With a driver that knows that they are doing, understeer sucks. Understeer generally numbs the front end response characteristics, dulling turn-in response, making one have to enter a turn much slower. Meanwhile, controlled extreme oversteer is what you've got when you're hanging the tail out. Still not always the fastest way around a track, but a lot of fun.

And I'm describing more extreme manifestations of both, so in daily street driving, the odds are you won't experience either in a pronounced fashion.

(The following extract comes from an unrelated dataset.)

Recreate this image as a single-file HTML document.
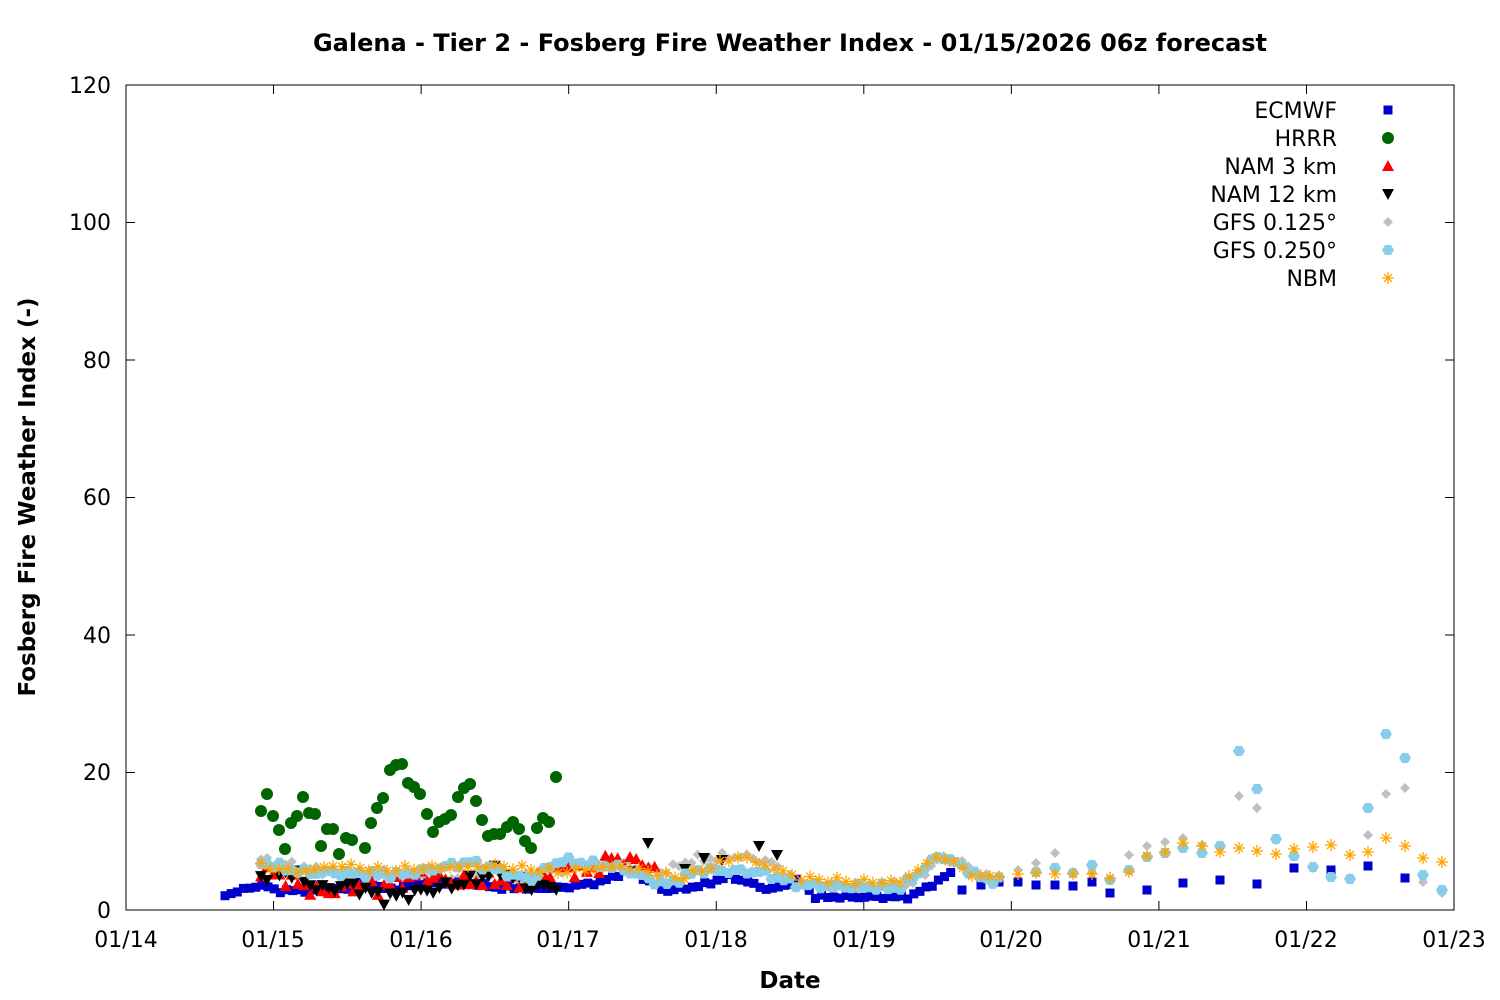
<!DOCTYPE html>
<html><head><meta charset="utf-8"><style>
body{margin:0;background:#fff}
svg{display:block}
text{font-family:"DejaVu Sans","Liberation Sans",sans-serif}
</style></head><body>
<svg id="s" width="1500" height="1000" xmlns="http://www.w3.org/2000/svg">
<rect width="1500" height="1000" fill="#fff"/>
<text x="790" y="51" font-size="24" font-weight="bold" text-anchor="middle">Galena - Tier 2 - Fosberg Fire Weather Index - 01/15/2026 06z forecast</text>
<rect x="126" y="85" width="1328" height="825" fill="none" stroke="#000" stroke-width="1"/>
<g font-size="22" text-anchor="end">
<text x="111" y="918">0</text><text x="111" y="780">20</text><text x="111" y="643">40</text>
<text x="111" y="505">60</text><text x="111" y="368">80</text><text x="111" y="230">100</text><text x="111" y="93">120</text>
</g>
<g font-size="22" text-anchor="middle">
<text x="126" y="947">01/14</text><text x="273" y="947">01/15</text><text x="421" y="947">01/16</text>
<text x="568" y="947">01/17</text><text x="716" y="947">01/18</text><text x="864" y="947">01/19</text>
<text x="1011" y="947">01/20</text><text x="1159" y="947">01/21</text><text x="1306" y="947">01/22</text>
<text x="1454" y="947">01/23</text>
</g>
<text x="790" y="988" font-size="23" font-weight="bold" text-anchor="middle">Date</text>
<text transform="translate(35,497) rotate(-90)" font-size="23" font-weight="bold" text-anchor="middle">Fosberg Fire Weather Index (-)</text>
<g id="ticks" stroke="#000"></g>
<g font-size="22" text-anchor="end">
<text x="1337" y="118">ECMWF</text><text x="1337" y="146">HRRR</text><text x="1337" y="174">NAM 3 km</text>
<text x="1337" y="202">NAM 12 km</text><text x="1337" y="230">GFS 0.125°</text><text x="1337" y="258">GFS 0.250°</text>
<text x="1337" y="286">NBM</text>
</g>
<g id="pts"></g>
</svg>
<script>
var NS="http://www.w3.org/2000/svg",P=document.getElementById('pts'),T=document.getElementById('ticks');
function el(t,a,par){var e=document.createElementNS(NS,t);for(var k in a)e.setAttribute(k,a[k]);(par||P).appendChild(e);return e;}
for(var i=0;i<=6;i++){var y=910-i*137.5;el('line',{x1:126,y1:y,x2:135,y2:y},T);el('line',{x1:1454,y1:y,x2:1445,y2:y},T);}
for(var i=0;i<=9;i++){var x=126+i*147.56;el('line',{x1:x,y1:910,x2:x,y2:901},T);el('line',{x1:x,y1:85,x2:x,y2:94},T);}
function mk(type,x,y){
 if(type==0)el('rect',{x:x-4.5,y:y-4.5,width:9,height:9,fill:'#0000cc'});
 else if(type==1)el('circle',{cx:x,cy:y,r:6,fill:'#006400'});
 else if(type==2)el('polygon',{points:(x-6)+','+(y+5)+' '+(x+6)+','+(y+5)+' '+x+','+(y-6),fill:'#ff0000'});
 else if(type==3)el('polygon',{points:(x-6)+','+(y-5)+' '+(x+6)+','+(y-5)+' '+x+','+(y+6),fill:'#000'});
 else if(type==4)el('polygon',{points:x+','+(y-5)+' '+(x+5)+','+y+' '+x+','+(y+5)+' '+(x-5)+','+y,fill:'#c0c0c0'});
 else if(type==5)el('polygon',{points:(x-3)+','+(y-5)+' '+(x+3)+','+(y-5)+' '+(x+6)+','+y+' '+(x+3)+','+(y+5)+' '+(x-3)+','+(y+5)+' '+(x-6)+','+y,fill:'#87ceeb'});
 else {var g=el('g',{stroke:'#ffa500','stroke-width':1.3});
  el('line',{x1:x-6,y1:y,x2:x+6,y2:y},g);el('line',{x1:x,y1:y-6,x2:x,y2:y+6},g);
  el('line',{x1:x-4,y1:y-4,x2:x+4,y2:y+4},g);el('line',{x1:x-4,y1:y+4,x2:x+4,y2:y-4},g);}
}
function interp(k,x){for(var i=0;i<k.length-1;i++){if(x>=k[i][0]&&x<=k[i+1][0]){var t=(x-k[i][0])/(k[i+1][0]-k[i][0]);return k[i][1]+t*(k[i+1][1]-k[i][1]);}}return k[k.length-1][1];}
function ser(type,k,step,amp,seed){var x0=k[0][0],x1=k[k.length-1][0];for(var x=x0;x<=x1;x+=step){mk(type,x,interp(k,x)+amp*Math.sin(x*0.37+seed)*Math.cos(x*0.11+seed*2));}}
function pts(type,a){a.forEach(function(p){mk(type,p[0],p[1]);});}
mk(0,1388,110);mk(1,1388,138);mk(2,1388,166);mk(3,1388,194);mk(4,1388,222);mk(5,1388,250);mk(6,1388,278);
ser(4,[[261,860],[330,872],[400,875],[460,880],[520,878],[560,870],[620,862],[665,872],[690,860],[740,856],[770,862],[800,885],[860,888],[910,885],[940,858],[960,862],[990,880],[1000,875]],6.15,5,1);
pts(4,[[1018,870],[1036,863],[1055,853],[1073,872],[1092,873],[1110,880],[1129,855],[1147,846],[1165,842],[1183,838],[1202,845],[1220,846],[1239,796],[1257,808],[1276,840],[1294,856],[1313,868],[1331,876],[1350,878],[1368,835],[1386,794],[1405,788],[1423,882],[1442,893]]);
ser(0,[[225,895],[260,885],[280,891],[350,889],[360,880],[390,890],[420,883],[470,883],[500,888],[560,888],[600,882],[630,870],[665,891],[700,886],[730,876],[770,890],[800,880],[815,897],[910,897],[940,880],[952,872]],6.15,2,2);
pts(0,[[962,890],[981,885],[999,882],[1018,882],[1036,885],[1055,885],[1073,886],[1092,882],[1110,893],[1147,890],[1183,883],[1220,880],[1257,884],[1294,868],[1331,870],[1368,866],[1405,878]]);
ser(2,[[261,870],[290,880],[320,893],[360,885],[380,888],[420,875],[460,882],[500,880],[520,885],[560,868],[590,872],[610,858],[640,862],[660,870]],6.15,8,3);
ser(3,[[261,876],[290,872],[320,890],[350,885],[385,898],[420,892],[470,882],[500,870],[530,888],[560,885]],6.15,7,4);
pts(3,[[648,843],[685,869],[704,858],[722,860],[759,846],[777,855]]);
ser(5,[[261,862],[300,872],[400,875],[470,862],[530,880],[560,860],[620,868],[665,885],[700,870],[760,872],[800,885],[900,888],[940,855],[960,865],[985,880],[1000,880]],6.15,4,5);
pts(5,[[1036,872],[1055,868],[1073,873],[1092,865],[1110,880],[1129,870],[1147,857],[1165,853],[1183,848],[1202,853],[1220,846],[1239,751],[1257,789],[1276,839],[1294,856],[1313,867],[1331,877],[1350,879],[1368,808],[1386,734],[1405,758],[1423,875],[1442,890]]);
ser(6,[[261,866],[300,872],[340,865],[380,870],[420,868],[500,866],[560,872],[620,866],[680,878],[740,856],[800,878],[860,882],[900,882],[940,855],[980,878],[1000,874]],9,3,6);
pts(6,[[1018,874],[1036,873],[1055,874],[1073,874],[1092,874],[1110,878],[1129,872],[1147,856],[1165,852],[1183,843],[1202,846],[1220,852],[1239,848],[1257,851],[1276,854],[1294,849],[1313,847],[1331,845],[1350,855],[1368,852],[1386,838],[1405,846],[1423,858],[1442,862]]);
pts(1,[[261,811],[267,794],[273,816],[279,830],[285,849],[291,823],[297,816],[303,797],[309,813],[315,814],[321,846],[327,829],[333,829],[339,854],[346,838],[352,840],[365,848],[371,823],[377,808],[383,798],[390,770],[396,765],[402,764],[408,783],[414,787],[420,794],[427,814],[433,832],[439,822],[445,819],[451,815],[458,797],[464,788],[470,784],[476,801],[482,820],[488,836],[494,834],[500,834],[507,827],[513,822],[519,829],[525,841],[531,848],[537,828],[543,818],[549,822],[556,777]]);
</script>
</body></html>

And, of course, all of this is WAY oversimplified as well as whole books have been written on the subject.


----------



## alee (Dec 19, 2001)

[email protected] said:


> *Understeer = going of the road while facing forward
> Oversteer = going off the road backwards
> *


LOL, my favorite is:
Understeer = driver is scared
Oversteer = passenger is scared


----------



## ·clyde· (Dec 26, 2001)

alee said:


> *LOL, my favorite is:
> Understeer = driver is scared
> Oversteer = passenger is scared
> 
> *


:thumbup:

Over the years I have been torn between the two descriptions. The one I used was the one that I woke up with today.


----------



## ·clyde· (Dec 26, 2001)

TD said:


> *The staggered tire setups on high performance BMWs and Porsches exist to add understeer. In the views of the manufacturers (and their lawyers) the mediocre driving public will be less alarmed by understeer as it is perceived as more "predictable". *


Don't forget cosmetics. Through time, the staggered setup has developed a connotation of performance. In most cases today, a staggered setup aids performance about as much as a screaming chicken decal on the hood.


----------



## Guest (Apr 30, 2003)

[email protected] said:


> *Don't forget cosmetics. Through time, the staggered setup has developed a connotation of performance. In most cases today, a staggered setup aids performance about as much as a screaming chicken decal on the hood. *


Yup. I didn't want to muddy the argument, but, of course, this is absolutely correct.

I love seeing posts where someone wants to bump their rears to 255s while leaving the fronts at 225 "for performance". Yeah, right. Can you say, "understeering pig"? I knew you could.


----------



## nate (Dec 24, 2001)

[email protected] said:


> *Don't forget cosmetics. Through time, the staggered setup has developed a connotation of performance. In most cases today, a staggered setup aids performance about as much as a screaming chicken decal on the hood. *


 Cars such as mid-engined Ferraris and rear-engined Porsches do need staggering to remain balanced.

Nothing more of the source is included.